**Problem description:** Transcribe the listing verbatim. Do not carry over any pictures.

**Dataset content:**

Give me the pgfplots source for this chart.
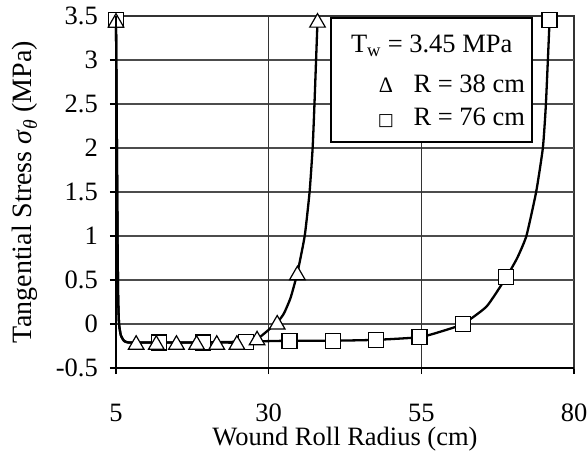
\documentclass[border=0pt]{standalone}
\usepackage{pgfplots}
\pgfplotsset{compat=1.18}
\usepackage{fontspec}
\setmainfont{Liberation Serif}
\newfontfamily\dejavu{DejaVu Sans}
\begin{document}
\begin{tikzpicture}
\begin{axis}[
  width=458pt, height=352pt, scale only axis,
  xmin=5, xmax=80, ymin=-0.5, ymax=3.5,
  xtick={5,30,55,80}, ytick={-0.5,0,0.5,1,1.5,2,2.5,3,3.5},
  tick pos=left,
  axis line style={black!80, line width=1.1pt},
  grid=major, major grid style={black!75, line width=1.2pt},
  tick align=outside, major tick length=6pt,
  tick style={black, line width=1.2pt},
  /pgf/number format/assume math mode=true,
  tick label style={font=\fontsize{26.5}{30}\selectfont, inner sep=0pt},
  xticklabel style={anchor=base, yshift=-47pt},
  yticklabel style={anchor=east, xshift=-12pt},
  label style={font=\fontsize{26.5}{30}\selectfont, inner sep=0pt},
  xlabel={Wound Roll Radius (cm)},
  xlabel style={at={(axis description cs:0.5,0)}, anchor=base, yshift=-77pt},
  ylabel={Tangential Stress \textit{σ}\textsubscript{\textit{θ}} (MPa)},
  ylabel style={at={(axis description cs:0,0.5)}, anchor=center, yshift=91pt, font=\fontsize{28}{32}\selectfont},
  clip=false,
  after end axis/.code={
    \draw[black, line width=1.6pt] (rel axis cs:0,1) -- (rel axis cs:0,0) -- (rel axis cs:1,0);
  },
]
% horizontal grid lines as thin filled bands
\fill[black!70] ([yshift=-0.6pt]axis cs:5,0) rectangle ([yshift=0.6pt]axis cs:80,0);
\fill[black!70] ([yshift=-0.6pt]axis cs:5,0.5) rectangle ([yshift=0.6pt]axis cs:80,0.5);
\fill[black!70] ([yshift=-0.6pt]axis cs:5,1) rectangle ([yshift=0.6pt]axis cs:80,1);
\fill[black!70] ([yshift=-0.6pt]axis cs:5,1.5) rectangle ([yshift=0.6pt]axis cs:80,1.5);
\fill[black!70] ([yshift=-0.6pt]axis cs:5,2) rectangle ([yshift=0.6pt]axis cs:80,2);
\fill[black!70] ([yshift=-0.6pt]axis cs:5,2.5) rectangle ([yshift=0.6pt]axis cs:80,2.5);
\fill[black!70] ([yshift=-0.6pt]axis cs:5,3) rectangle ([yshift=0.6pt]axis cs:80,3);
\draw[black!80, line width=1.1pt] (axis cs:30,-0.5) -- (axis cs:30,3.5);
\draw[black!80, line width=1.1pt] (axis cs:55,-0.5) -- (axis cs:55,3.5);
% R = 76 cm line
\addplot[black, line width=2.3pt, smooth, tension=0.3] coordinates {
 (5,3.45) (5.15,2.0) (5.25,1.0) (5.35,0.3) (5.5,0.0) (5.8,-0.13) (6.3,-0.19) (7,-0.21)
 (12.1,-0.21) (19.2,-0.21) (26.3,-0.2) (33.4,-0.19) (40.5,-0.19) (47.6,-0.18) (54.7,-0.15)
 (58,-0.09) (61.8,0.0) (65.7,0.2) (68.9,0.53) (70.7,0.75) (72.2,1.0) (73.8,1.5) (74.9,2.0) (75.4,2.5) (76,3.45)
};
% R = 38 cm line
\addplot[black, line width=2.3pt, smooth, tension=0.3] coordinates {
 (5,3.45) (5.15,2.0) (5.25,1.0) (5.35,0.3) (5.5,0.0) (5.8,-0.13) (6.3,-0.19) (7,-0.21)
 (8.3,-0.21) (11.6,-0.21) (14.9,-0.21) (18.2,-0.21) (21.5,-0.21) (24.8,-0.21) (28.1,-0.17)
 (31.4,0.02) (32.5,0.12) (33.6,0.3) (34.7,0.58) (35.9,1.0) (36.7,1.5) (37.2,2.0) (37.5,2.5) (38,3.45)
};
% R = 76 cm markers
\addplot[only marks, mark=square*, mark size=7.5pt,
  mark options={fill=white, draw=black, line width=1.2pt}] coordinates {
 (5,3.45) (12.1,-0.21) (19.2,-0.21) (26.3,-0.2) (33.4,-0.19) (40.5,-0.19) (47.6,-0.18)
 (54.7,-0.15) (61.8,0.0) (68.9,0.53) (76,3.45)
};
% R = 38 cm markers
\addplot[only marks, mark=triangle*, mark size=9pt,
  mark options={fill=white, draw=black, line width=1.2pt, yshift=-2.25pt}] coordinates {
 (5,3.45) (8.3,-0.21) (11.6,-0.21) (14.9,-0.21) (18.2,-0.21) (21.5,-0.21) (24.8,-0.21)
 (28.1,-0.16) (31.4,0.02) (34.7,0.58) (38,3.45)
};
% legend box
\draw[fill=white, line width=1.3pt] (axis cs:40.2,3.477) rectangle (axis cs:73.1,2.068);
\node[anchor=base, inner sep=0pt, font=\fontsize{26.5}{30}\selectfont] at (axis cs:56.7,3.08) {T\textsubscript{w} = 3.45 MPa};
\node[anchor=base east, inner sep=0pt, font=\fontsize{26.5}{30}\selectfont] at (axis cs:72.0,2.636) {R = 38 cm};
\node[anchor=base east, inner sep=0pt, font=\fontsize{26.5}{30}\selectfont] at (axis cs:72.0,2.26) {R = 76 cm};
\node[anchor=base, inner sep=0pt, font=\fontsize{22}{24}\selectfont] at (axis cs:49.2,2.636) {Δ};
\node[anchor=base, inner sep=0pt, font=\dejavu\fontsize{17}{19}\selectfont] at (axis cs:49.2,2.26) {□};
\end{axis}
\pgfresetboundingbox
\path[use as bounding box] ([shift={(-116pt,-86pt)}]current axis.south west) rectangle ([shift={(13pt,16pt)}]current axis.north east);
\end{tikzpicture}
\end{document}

**Response:**
Give me the pgfplots source for this chart.
\documentclass[border=0pt]{standalone}
\usepackage{pgfplots}
\pgfplotsset{compat=1.18}
\usepackage{fontspec}
\setmainfont{Liberation Serif}
\newfontfamily\dejavu{DejaVu Sans}
\begin{document}
\begin{tikzpicture}
\begin{axis}[
  width=458pt, height=352pt, scale only axis,
  xmin=5, xmax=80, ymin=-0.5, ymax=3.5,
  xtick={5,30,55,80}, ytick={-0.5,0,0.5,1,1.5,2,2.5,3,3.5},
  tick pos=left,
  axis line style={black!80, line width=1.1pt},
  grid=major, major grid style={black!75, line width=1.2pt},
  tick align=outside, major tick length=6pt,
  tick style={black, line width=1.2pt},
  /pgf/number format/assume math mode=true,
  tick label style={font=\fontsize{26.5}{30}\selectfont, inner sep=0pt},
  xticklabel style={anchor=base, yshift=-47pt},
  yticklabel style={anchor=east, xshift=-12pt},
  label style={font=\fontsize{26.5}{30}\selectfont, inner sep=0pt},
  xlabel={Wound Roll Radius (cm)},
  xlabel style={at={(axis description cs:0.5,0)}, anchor=base, yshift=-77pt},
  ylabel={Tangential Stress \textit{σ}\textsubscript{\textit{θ}} (MPa)},
  ylabel style={at={(axis description cs:0,0.5)}, anchor=center, yshift=91pt, font=\fontsize{28}{32}\selectfont},
  clip=false,
  after end axis/.code={
    \draw[black, line width=1.6pt] (rel axis cs:0,1) -- (rel axis cs:0,0) -- (rel axis cs:1,0);
  },
]
% horizontal grid lines as thin filled bands
\fill[black!70] ([yshift=-0.6pt]axis cs:5,0) rectangle ([yshift=0.6pt]axis cs:80,0);
\fill[black!70] ([yshift=-0.6pt]axis cs:5,0.5) rectangle ([yshift=0.6pt]axis cs:80,0.5);
\fill[black!70] ([yshift=-0.6pt]axis cs:5,1) rectangle ([yshift=0.6pt]axis cs:80,1);
\fill[black!70] ([yshift=-0.6pt]axis cs:5,1.5) rectangle ([yshift=0.6pt]axis cs:80,1.5);
\fill[black!70] ([yshift=-0.6pt]axis cs:5,2) rectangle ([yshift=0.6pt]axis cs:80,2);
\fill[black!70] ([yshift=-0.6pt]axis cs:5,2.5) rectangle ([yshift=0.6pt]axis cs:80,2.5);
\fill[black!70] ([yshift=-0.6pt]axis cs:5,3) rectangle ([yshift=0.6pt]axis cs:80,3);
\draw[black!80, line width=1.1pt] (axis cs:30,-0.5) -- (axis cs:30,3.5);
\draw[black!80, line width=1.1pt] (axis cs:55,-0.5) -- (axis cs:55,3.5);
% R = 76 cm line
\addplot[black, line width=2.3pt, smooth, tension=0.3] coordinates {
 (5,3.45) (5.15,2.0) (5.25,1.0) (5.35,0.3) (5.5,0.0) (5.8,-0.13) (6.3,-0.19) (7,-0.21)
 (12.1,-0.21) (19.2,-0.21) (26.3,-0.2) (33.4,-0.19) (40.5,-0.19) (47.6,-0.18) (54.7,-0.15)
 (58,-0.09) (61.8,0.0) (65.7,0.2) (68.9,0.53) (70.7,0.75) (72.2,1.0) (73.8,1.5) (74.9,2.0) (75.4,2.5) (76,3.45)
};
% R = 38 cm line
\addplot[black, line width=2.3pt, smooth, tension=0.3] coordinates {
 (5,3.45) (5.15,2.0) (5.25,1.0) (5.35,0.3) (5.5,0.0) (5.8,-0.13) (6.3,-0.19) (7,-0.21)
 (8.3,-0.21) (11.6,-0.21) (14.9,-0.21) (18.2,-0.21) (21.5,-0.21) (24.8,-0.21) (28.1,-0.17)
 (31.4,0.02) (32.5,0.12) (33.6,0.3) (34.7,0.58) (35.9,1.0) (36.7,1.5) (37.2,2.0) (37.5,2.5) (38,3.45)
};
% R = 76 cm markers
\addplot[only marks, mark=square*, mark size=7.5pt,
  mark options={fill=white, draw=black, line width=1.2pt}] coordinates {
 (5,3.45) (12.1,-0.21) (19.2,-0.21) (26.3,-0.2) (33.4,-0.19) (40.5,-0.19) (47.6,-0.18)
 (54.7,-0.15) (61.8,0.0) (68.9,0.53) (76,3.45)
};
% R = 38 cm markers
\addplot[only marks, mark=triangle*, mark size=9pt,
  mark options={fill=white, draw=black, line width=1.2pt, yshift=-2.25pt}] coordinates {
 (5,3.45) (8.3,-0.21) (11.6,-0.21) (14.9,-0.21) (18.2,-0.21) (21.5,-0.21) (24.8,-0.21)
 (28.1,-0.16) (31.4,0.02) (34.7,0.58) (38,3.45)
};
% legend box
\draw[fill=white, line width=1.3pt] (axis cs:40.2,3.477) rectangle (axis cs:73.1,2.068);
\node[anchor=base, inner sep=0pt, font=\fontsize{26.5}{30}\selectfont] at (axis cs:56.7,3.08) {T\textsubscript{w} = 3.45 MPa};
\node[anchor=base east, inner sep=0pt, font=\fontsize{26.5}{30}\selectfont] at (axis cs:72.0,2.636) {R = 38 cm};
\node[anchor=base east, inner sep=0pt, font=\fontsize{26.5}{30}\selectfont] at (axis cs:72.0,2.26) {R = 76 cm};
\node[anchor=base, inner sep=0pt, font=\fontsize{22}{24}\selectfont] at (axis cs:49.2,2.636) {Δ};
\node[anchor=base, inner sep=0pt, font=\dejavu\fontsize{17}{19}\selectfont] at (axis cs:49.2,2.26) {□};
\end{axis}
\pgfresetboundingbox
\path[use as bounding box] ([shift={(-116pt,-86pt)}]current axis.south west) rectangle ([shift={(13pt,16pt)}]current axis.north east);
\end{tikzpicture}
\end{document}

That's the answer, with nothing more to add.